◆ What to produce: Will you output all of the data below exactly, omitting the images?

Rows from a dataset of charts and code:

═══

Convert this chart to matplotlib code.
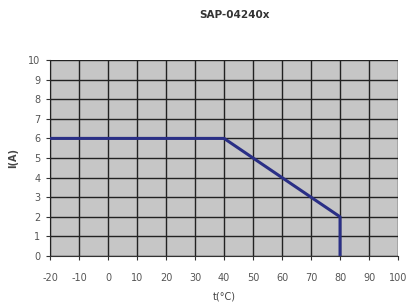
import numpy as np
import matplotlib
matplotlib.use("Agg")
import matplotlib.pyplot as plt

plt.rcParams["axes.unicode_minus"] = False

# derating curve
temp = [-20, 40, 80, 80]
current = [6, 6, 2, 0]
x_ticks = list(range(-20, 101, 10))
y_ticks = list(range(0, 11))

fig = plt.figure(figsize=(4.07, 3.03), dpi=100)
ax = fig.add_axes([0.123, 0.155, 0.855, 0.647])
ax.set_facecolor("#c6c6c6")

ax.plot(temp, current, color="#2a2f86", lw=2.2, zorder=3)

ax.set_xlim(-20, 100)
ax.set_ylim(0, 10)
ax.set_xticks(x_ticks)
ax.set_yticks(y_ticks)
ax.grid(True, color="#222222", lw=1.0)
ax.set_axisbelow(False)
for s in ax.spines.values():
    s.set_visible(False)
ax.spines["left"].set_visible(True)
ax.spines["bottom"].set_visible(True)
ax.spines["left"].set_color("#333333")
ax.spines["bottom"].set_color("#333333")
ax.tick_params(labelsize=7, colors="#555555", length=3)
ax.tick_params(axis="x", pad=9)
ax.tick_params(axis="y", pad=4)
ax.tick_params(axis="both", color="#333333")

ax.set_title("SAP-04240x", fontsize=7.5, fontweight="bold", color="#333333",
             pad=30, x=0.53)
ax.set_xlabel("t(°C)", fontsize=7, color="#444444", labelpad=6)
ax.set_ylabel("I(A)", fontsize=7, fontweight="bold", color="#444444", labelpad=7)

fig.savefig("out.png", dpi=100)
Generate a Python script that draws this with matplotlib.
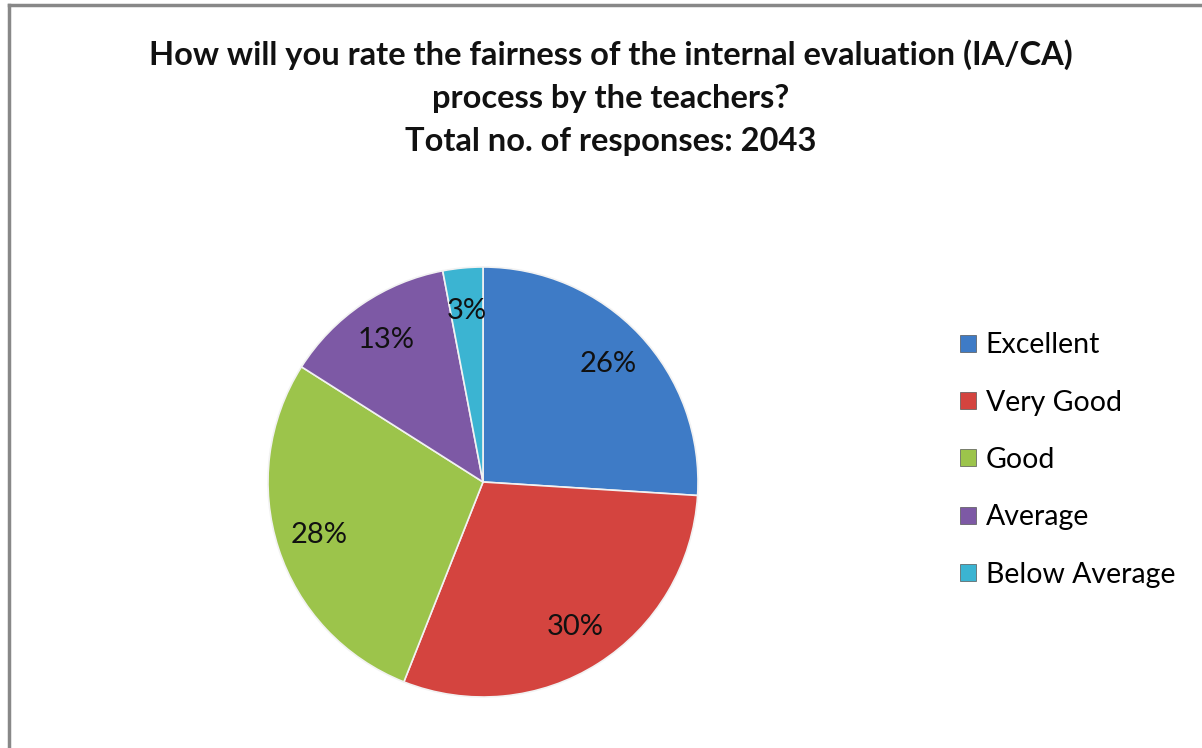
import matplotlib
matplotlib.use("Agg")
import matplotlib.pyplot as plt
from matplotlib.lines import Line2D
from matplotlib.patches import Patch

categories = ["Excellent", "Very Good", "Good", "Average", "Below Average"]
shares = [26, 30, 28, 13, 3]
colors = ["#3E7BC6", "#D4443F", "#9CC44B", "#7D59A5", "#3BB4D2"]
title = ("How will you rate the fairness of the internal evaluation (IA/CA)\n"
         "process by the teachers?\n"
         "Total no. of responses: 2043")

plt.rcParams["font.family"] = ["Lato", "DejaVu Sans"]

W, H = 1202, 748
fig = plt.figure(figsize=(W / 100, H / 100), dpi=100)
fig.patch.set_facecolor("white")

# grey frame (only top and left visible in the crop)
fig.add_artist(Line2D([9 / W, 9 / W], [0, 1 - 5 / H], transform=fig.transFigure,
                      color="#888888", linewidth=2.5))
fig.add_artist(Line2D([9 / W, 1], [1 - 5 / H, 1 - 5 / H], transform=fig.transFigure,
                      color="#888888", linewidth=2.5))

fig.text(611 / W, 1 - 98 / H, title, ha="center", va="center",
         fontsize=23.5, fontweight="bold", linespacing=1.58, color="#111111")

cx, cy, r = 483, 482, 215
ax = fig.add_axes([(cx - r) / W, (H - cy - r) / H, 2 * r / W, 2 * r / H])
wedges, texts, autotexts = ax.pie(
    shares, colors=colors, startangle=90, counterclock=False,
    autopct="%d%%", pctdistance=0.8,
    wedgeprops=dict(edgecolor="#f2f2f2", linewidth=1.2),
    textprops=dict(fontsize=21, color="#111111"))
ax.set_aspect("equal")
ax.set_xlim(-1, 1)
ax.set_ylim(-1, 1)

handles = [Patch(facecolor=c, edgecolor="#555555", linewidth=0.5) for c in colors]
fig.legend(handles, categories, loc="upper left",
           bbox_to_anchor=(946 / W, 1 - 318 / H), frameon=False,
           fontsize=20.5, handlelength=0.55, handleheight=0.55,
           handletextpad=0.35, labelspacing=1.1, borderpad=0)

fig.savefig("out.png", dpi=100)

═══

◆ Exercise result:
Convert this chart to matplotlib code.
import numpy as np
import matplotlib
matplotlib.use("Agg")
import matplotlib.pyplot as plt

plt.rcParams["axes.unicode_minus"] = False

# derating curve
temp = [-20, 40, 80, 80]
current = [6, 6, 2, 0]
x_ticks = list(range(-20, 101, 10))
y_ticks = list(range(0, 11))

fig = plt.figure(figsize=(4.07, 3.03), dpi=100)
ax = fig.add_axes([0.123, 0.155, 0.855, 0.647])
ax.set_facecolor("#c6c6c6")

ax.plot(temp, current, color="#2a2f86", lw=2.2, zorder=3)

ax.set_xlim(-20, 100)
ax.set_ylim(0, 10)
ax.set_xticks(x_ticks)
ax.set_yticks(y_ticks)
ax.grid(True, color="#222222", lw=1.0)
ax.set_axisbelow(False)
for s in ax.spines.values():
    s.set_visible(False)
ax.spines["left"].set_visible(True)
ax.spines["bottom"].set_visible(True)
ax.spines["left"].set_color("#333333")
ax.spines["bottom"].set_color("#333333")
ax.tick_params(labelsize=7, colors="#555555", length=3)
ax.tick_params(axis="x", pad=9)
ax.tick_params(axis="y", pad=4)
ax.tick_params(axis="both", color="#333333")

ax.set_title("SAP-04240x", fontsize=7.5, fontweight="bold", color="#333333",
             pad=30, x=0.53)
ax.set_xlabel("t(°C)", fontsize=7, color="#444444", labelpad=6)
ax.set_ylabel("I(A)", fontsize=7, fontweight="bold", color="#444444", labelpad=7)

fig.savefig("out.png", dpi=100)
Generate a Python script that draws this with matplotlib.
import matplotlib
matplotlib.use("Agg")
import matplotlib.pyplot as plt
from matplotlib.lines import Line2D
from matplotlib.patches import Patch

categories = ["Excellent", "Very Good", "Good", "Average", "Below Average"]
shares = [26, 30, 28, 13, 3]
colors = ["#3E7BC6", "#D4443F", "#9CC44B", "#7D59A5", "#3BB4D2"]
title = ("How will you rate the fairness of the internal evaluation (IA/CA)\n"
         "process by the teachers?\n"
         "Total no. of responses: 2043")

plt.rcParams["font.family"] = ["Lato", "DejaVu Sans"]

W, H = 1202, 748
fig = plt.figure(figsize=(W / 100, H / 100), dpi=100)
fig.patch.set_facecolor("white")

# grey frame (only top and left visible in the crop)
fig.add_artist(Line2D([9 / W, 9 / W], [0, 1 - 5 / H], transform=fig.transFigure,
                      color="#888888", linewidth=2.5))
fig.add_artist(Line2D([9 / W, 1], [1 - 5 / H, 1 - 5 / H], transform=fig.transFigure,
                      color="#888888", linewidth=2.5))

fig.text(611 / W, 1 - 98 / H, title, ha="center", va="center",
         fontsize=23.5, fontweight="bold", linespacing=1.58, color="#111111")

cx, cy, r = 483, 482, 215
ax = fig.add_axes([(cx - r) / W, (H - cy - r) / H, 2 * r / W, 2 * r / H])
wedges, texts, autotexts = ax.pie(
    shares, colors=colors, startangle=90, counterclock=False,
    autopct="%d%%", pctdistance=0.8,
    wedgeprops=dict(edgecolor="#f2f2f2", linewidth=1.2),
    textprops=dict(fontsize=21, color="#111111"))
ax.set_aspect("equal")
ax.set_xlim(-1, 1)
ax.set_ylim(-1, 1)

handles = [Patch(facecolor=c, edgecolor="#555555", linewidth=0.5) for c in colors]
fig.legend(handles, categories, loc="upper left",
           bbox_to_anchor=(946 / W, 1 - 318 / H), frameon=False,
           fontsize=20.5, handlelength=0.55, handleheight=0.55,
           handletextpad=0.35, labelspacing=1.1, borderpad=0)

fig.savefig("out.png", dpi=100)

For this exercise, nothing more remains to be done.